France aims for 2 million EVs by 2020
October 1, 2009 by Matt Brogan
France hopes to have 2 million electric cars on the road by 2020, and its energy minister, Jean-Louis Borloo, will on Thursday launch a plan designed to ensure the necessary infrastructure is in place in time.
The French state will invest more than 1 billion euros, installing charging stations, adapting the electricity grid and buying vehicles, as well as providing subsidies to buyers and manufacturers, Paris Match reported on Wednesday.
The government wants to build up a network of 4.4 million charging points by 2020, or enough to support 2 million vehicles.
French industry minister Mr Christian Estrosi said public and private players would launch tenders for 50,000 electric vehicles during the autumn.
French manufacturers Renault and PSA Peugeot-Citroen are both launching electric cars, such as the Peugeot iOn (pictured) but their forecasts of the likely market for the vehicles differ.
Philippe Varin, CEO of PSA, which displayed the Peugeot iOn, based on partner Mitsubishi’s iMiEV, at the Frankfurt Motor Show, said earlier this month that he expected about 1 in 20 cars sold worldwide by 2020 to be electric.
Renault CEO Carlos Ghosn, meanwhile, who is also CEO of Japanese alliance partner Nissan, is sticking by a forecast of 1 in 10 electric cars by 2020.
With Reuters











Big oil won’t like that.
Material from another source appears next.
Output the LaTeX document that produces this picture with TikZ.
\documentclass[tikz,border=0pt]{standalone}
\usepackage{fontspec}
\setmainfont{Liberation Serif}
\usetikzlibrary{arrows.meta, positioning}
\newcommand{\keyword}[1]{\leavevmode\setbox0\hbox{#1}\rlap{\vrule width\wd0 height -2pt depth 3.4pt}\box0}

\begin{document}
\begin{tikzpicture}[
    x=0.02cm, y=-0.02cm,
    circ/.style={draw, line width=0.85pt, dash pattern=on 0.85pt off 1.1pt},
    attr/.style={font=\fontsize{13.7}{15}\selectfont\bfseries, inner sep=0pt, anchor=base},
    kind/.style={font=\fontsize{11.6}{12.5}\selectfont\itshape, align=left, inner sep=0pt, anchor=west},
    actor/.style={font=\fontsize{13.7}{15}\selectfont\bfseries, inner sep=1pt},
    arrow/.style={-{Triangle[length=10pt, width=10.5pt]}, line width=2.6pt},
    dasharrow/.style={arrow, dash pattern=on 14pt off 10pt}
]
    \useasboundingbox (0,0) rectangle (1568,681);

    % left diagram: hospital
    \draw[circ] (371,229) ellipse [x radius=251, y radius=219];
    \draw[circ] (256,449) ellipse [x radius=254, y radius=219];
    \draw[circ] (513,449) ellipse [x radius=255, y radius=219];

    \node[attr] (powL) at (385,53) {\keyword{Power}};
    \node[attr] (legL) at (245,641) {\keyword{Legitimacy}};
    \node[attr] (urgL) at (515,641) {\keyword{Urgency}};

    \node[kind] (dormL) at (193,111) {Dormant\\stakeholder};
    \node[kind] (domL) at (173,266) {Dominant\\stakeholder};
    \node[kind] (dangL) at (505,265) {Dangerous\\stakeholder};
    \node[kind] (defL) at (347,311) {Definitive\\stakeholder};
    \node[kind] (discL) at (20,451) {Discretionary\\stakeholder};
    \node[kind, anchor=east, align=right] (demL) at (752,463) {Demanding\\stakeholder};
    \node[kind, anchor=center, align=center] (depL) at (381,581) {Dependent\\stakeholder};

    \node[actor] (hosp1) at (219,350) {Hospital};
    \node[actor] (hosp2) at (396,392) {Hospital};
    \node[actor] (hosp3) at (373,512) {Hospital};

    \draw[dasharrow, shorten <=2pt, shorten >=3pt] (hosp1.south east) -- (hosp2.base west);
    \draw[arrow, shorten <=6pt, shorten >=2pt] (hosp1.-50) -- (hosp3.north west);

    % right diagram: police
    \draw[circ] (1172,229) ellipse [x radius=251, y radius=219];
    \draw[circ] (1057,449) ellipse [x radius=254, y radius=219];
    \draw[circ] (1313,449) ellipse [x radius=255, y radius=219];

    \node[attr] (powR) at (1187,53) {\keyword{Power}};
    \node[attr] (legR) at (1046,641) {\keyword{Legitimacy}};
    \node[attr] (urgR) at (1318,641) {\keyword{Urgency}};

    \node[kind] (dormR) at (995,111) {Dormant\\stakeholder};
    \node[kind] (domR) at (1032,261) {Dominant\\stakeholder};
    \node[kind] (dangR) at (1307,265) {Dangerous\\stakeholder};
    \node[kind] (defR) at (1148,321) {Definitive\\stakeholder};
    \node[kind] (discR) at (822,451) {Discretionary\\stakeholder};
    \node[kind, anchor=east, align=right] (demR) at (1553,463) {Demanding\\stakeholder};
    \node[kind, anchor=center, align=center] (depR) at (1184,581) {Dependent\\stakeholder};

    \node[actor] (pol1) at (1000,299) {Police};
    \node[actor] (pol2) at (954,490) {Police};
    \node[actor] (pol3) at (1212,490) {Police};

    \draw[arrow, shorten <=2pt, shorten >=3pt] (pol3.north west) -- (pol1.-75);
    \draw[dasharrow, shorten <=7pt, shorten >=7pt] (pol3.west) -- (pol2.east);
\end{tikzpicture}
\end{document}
It won’t be long before BP/Shell start mining for lithium.
isn’t that a rebadged mitsubishi under that peugeot lion?
guess they’re doing more ‘work’ together (the Outlander / 4007 being the other one).
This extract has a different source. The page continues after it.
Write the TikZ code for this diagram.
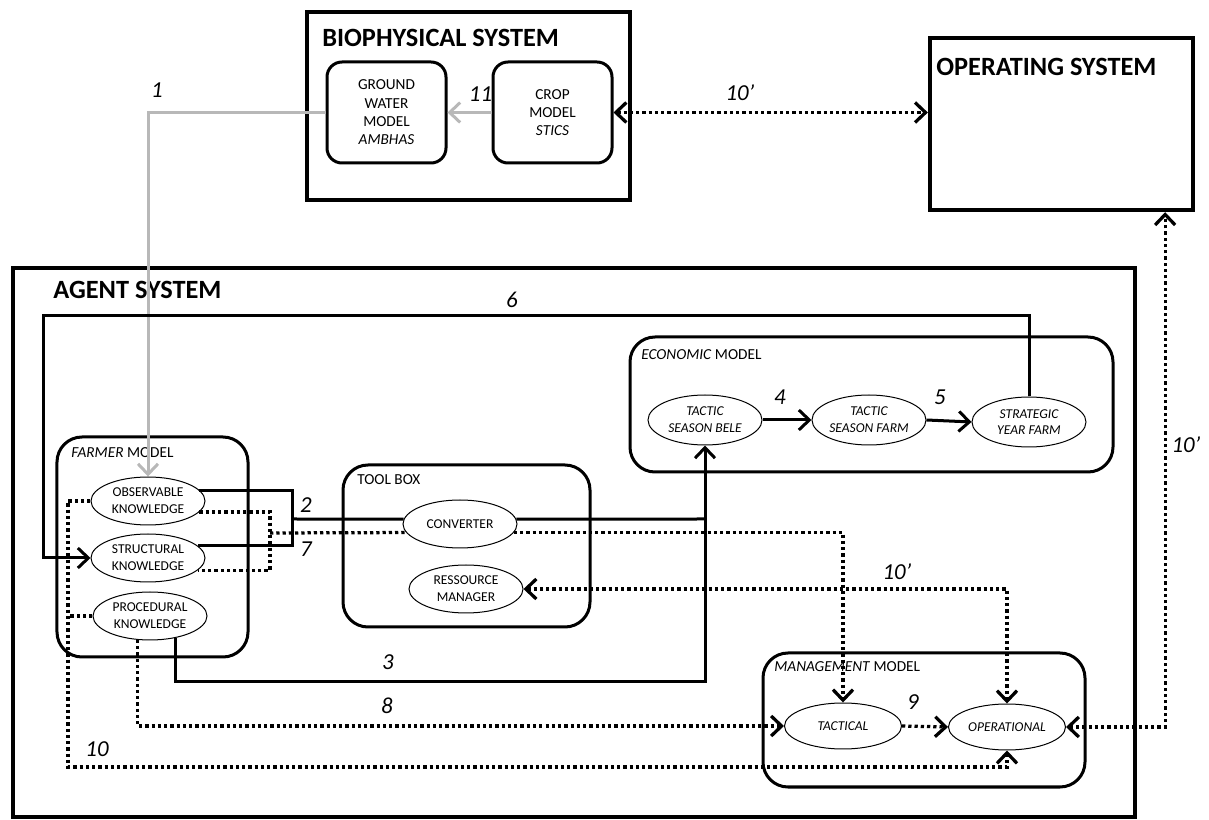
\documentclass[tikz,border=0pt]{standalone}
\usepackage{fontspec}
\setmainfont{Carlito}
\usetikzlibrary{arrows.meta,shapes.geometric}
\definecolor{lightgrey}{gray}{0.72}
\newcommand{\titlefont}{\fontsize{15}{18}\selectfont\bfseries}
\newcommand{\modelfont}{\fontsize{8.7}{10.4}\selectfont}
\newcommand{\ellfont}{\fontsize{7.7}{9.5}\selectfont}
\newcommand{\numfont}{\fontsize{13}{15}\selectfont\itshape}
\tikzset{
    line/.style={
        line width=0.6mm
    },
    arrow/.style={
        line,
        ->,
        > = {
            Straight Barb[length=2.1mm, width=4mm]
        }
    },
    dotline/.style={
        line,
        line width=0.65mm,
        dash pattern=on 0.65mm off 0.6mm
    },
    dotarrow/.style={
        dotline,
        ->,
        > = {
            Straight Barb[length=2.1mm, width=4mm]
        }
    },
    greyarrow/.style={
        arrow,
        draw=lightgrey
    },
    system/.style={
        draw,
        line width=0.85mm,
        inner sep=0
    },
    model/.style={
        draw,
        line width=0.6mm,
        rounded corners=5mm,
        inner sep=0
    },
    knowledge/.style={
        draw,
        ellipse,
        line width=0.2mm,
        minimum width=22.8mm,
        minimum height=9.6mm,
        inner sep=0,
        align=center,
        font=\ellfont
    },
    title/.style={
        anchor=west,
        inner sep=0
    },
    num/.style={
        inner sep=0,
        font=\numfont
    }
}

\begin{document}
\begin{tikzpicture}[x=0.2mm, y=-0.2mm]
    \useasboundingbox (0, 0) rectangle (1209, 820);
    % Biophysical system:
    \node [system, minimum width=64.6mm, minimum height=37.6mm] (bio) at (468.5, 106) {};
    \node [title, font=\titlefont] (biotitle) at (322, 38) {BIOPHYSICAL SYSTEM};
    \node [model, rounded corners=3mm, minimum width=23.8mm, minimum height=20.2mm, align=center, font=\modelfont] (gw) at (386.5, 112.5) {GROUND\\WATER\\MODEL\\\textit{AMBHAS}};
    \node [model, rounded corners=3mm, minimum width=23.8mm, minimum height=20.2mm, align=center, font=\modelfont] (crop) at (552.5, 112.5) {CROP\\MODEL\\\textit{STICS}};
    % Operating system:
    \node [system, minimum width=52.6mm, minimum height=34.4mm] (os) at (1061.5, 124) {};
    \node [title, font=\titlefont] (ostitle) at (936, 67) {OPERATING SYSTEM};
    % Agent system:
    \node [system, minimum width=224.4mm, minimum height=109.8mm] (agent) at (574, 542.5) {};
    \node [title, font=\titlefont] (agenttitle) at (53, 290) {AGENT SYSTEM};
    % Farmer model:
    \node [model, minimum width=38.2mm, minimum height=44mm] (farmer) at (152.5, 547) {};
    \node [title, font=\modelfont] (farmertitle) at (71, 453) {\textit{FARMER} MODEL};
    \node [knowledge] (obs) at (148, 501) {OBSERVABLE\\KNOWLEDGE};
    \node [knowledge] (str) at (148, 558) {STRUCTURAL\\KNOWLEDGE};
    \node [knowledge] (proc) at (150, 616) {PROCEDURAL\\KNOWLEDGE};
    % Tool box:
    \node [model, minimum width=49.4mm, minimum height=32.4mm] (tools) at (466.5, 546) {};
    \node [title, font=\modelfont] (toolstitle) at (357, 480) {TOOL BOX};
    \node [knowledge] (conv) at (460, 524) {CONVERTER};
    \node [knowledge] (res) at (466, 589) {RESSOURCE\\MANAGER};
    % Economic model:
    \node [model, minimum width=96.6mm, minimum height=27mm] (eco) at (871.5, 404.5) {};
    \node [title, font=\modelfont] (ecotitle) at (641, 355) {\textit{ECONOMIC} MODEL};
    \node [knowledge, minimum height=10mm, font=\ellfont\itshape] (bele) at (705, 420) {TACTIC\\SEASON BELE};
    \node [knowledge, minimum height=10mm, font=\ellfont\itshape] (farm) at (869, 420) {TACTIC\\SEASON FARM};
    \node [knowledge, minimum height=10mm, font=\ellfont\itshape] (strat) at (1029, 422) {STRATEGIC\\YEAR FARM};
    % Management model:
    \node [model, minimum width=64.4mm, minimum height=26.8mm] (manage) at (924, 720) {};
    \node [title, font=\modelfont] (managetitle) at (774, 667) {\textit{MANAGEMENT} MODEL};
    \node [knowledge, minimum width=23.4mm, minimum height=9.2mm, font=\ellfont\itshape] (tac) at (843, 726) {TACTICAL};
    \node [knowledge, minimum width=23.4mm, minimum height=9.2mm, font=\ellfont\itshape] (ope) at (1007, 727) {OPERATIONAL};
    % Junctions:
    \coordinate (c2) at (292, 519);
    \coordinate (c3) at (705, 682);
    \coordinate (c6) at (43, 316);
    \coordinate (c7) at (270, 533);
    \coordinate (c10) at (68, 767);
    \coordinate (jconv) at (705, 519);
    % Grey flows:
    \draw [greyarrow] (crop.west) -- node [num, text=black, pos=0.25, above=1.8mm] (n11) {11} (gw.east);
    \draw [greyarrow] (gw.west) -| (obs.north);
    \node [num] (n1) at (157, 90) {1};
    % Solid flows:
    \draw [line] (obs.12) -| (c2) |- (str.14);
    \draw [line] (c2) -- (conv.175);
    \draw [line] (conv.5) -- (jconv);
    \draw [arrow] (proc.-41) |- (c3) -- (bele.south);
    \draw [arrow] (strat.north) |- (c6) |- (str.west);
    \draw [arrow] (bele.east) -- (farm.west);
    \draw [arrow] (farm.east) -- (strat.west);
    \node [num] (n2) at (306, 505) {2};
    \node [num] (n7) at (306, 549) {7};
    \node [num] (n3) at (388, 662) {3};
    \node [num] (n4) at (780, 397) {4};
    \node [num] (n5) at (940, 397) {5};
    \node [num] (n6) at (512, 300) {6};
    % Dotted flows:
    \draw [dotline] (obs.-12) -| (c7) |- (str.-14);
    \draw [dotline] (c7) -- (conv.189);
    \draw [dotarrow] (conv.-9) -| (tac.north);
    \draw [dotarrow] (obs.west) -| (c10) -| (ope.south);
    \draw [dotline] (proc.west) -- (proc.west -| c10);
    \draw [dotarrow] (proc.-117) |- (tac.west);
    \draw [dotarrow] (tac.east) -- (ope.west);
    \draw [dotarrow, <->] (res.east) -| (ope.north);
    \draw [dotarrow, <->] (ope.east) -| ([xshift=-6mm]os.south east);
    \draw [dotarrow, <->] (crop.east) -- (crop.east -| os.west);
    \node [num] (n8) at (387, 706) {8};
    \node [num] (n9) at (913, 702) {9};
    \node [num] (n10) at (97, 749) {10};
    \node [num] (n10a) at (740, 93) {10’};
    \node [num] (n10b) at (897, 572) {10’};
    \node [num] (n10c) at (1186, 445) {10’};
\end{tikzpicture}
\end{document}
peugeot seem to be getting into bed with all the other manufacturers lately (BMW and Toyota). who’s next?
Looks like another French revolution !!
1. Batteries will become more efficient on the whole and their price will drop, whereas the oil will simply go up and up as it becomes more scarce. As simple as that.
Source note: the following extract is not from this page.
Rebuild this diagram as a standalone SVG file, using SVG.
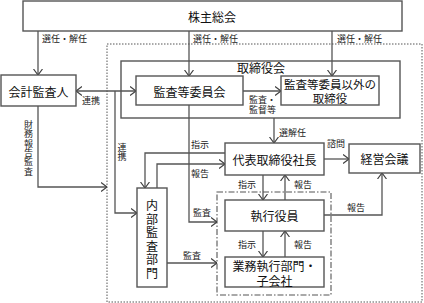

2. The range of noticeable EVs are sufficient to meet the daily driving needs of more than 95% of drivers ((The vast majority of people (95%) drive less than 100/km a day, 82% of the respondents said they drive 40 miles or less a day, with an average daily driving distance of 27 miles.)).
3. I’m hopeful that the charge network will extend the select districts to nation-wide scale throughout the world, and this environment can usher in active private investings in EVs.
4. It is also in the best interest of electricity utilities that EVs are going mainstream, thereby they need to put in charge stands where needed around highways, major roads with card readers or cell phone tech.
5. The vehicle-to-grid communication technology is helping the battery serve as a storage to prevent the costly blackout standing at about $90 to 100bn per year. That means utilities are shedding cost for additional storage facilities and ratepayers are selling electricity during peak demand so that EVs can make more economic sense, as we know.
6. I remain confident that investing in charge stands could give rise to multiple times as much investing effect, so to speak, some billions of investing, this simple deployment, could call into the most-sought energy independence and solid recovery around the world.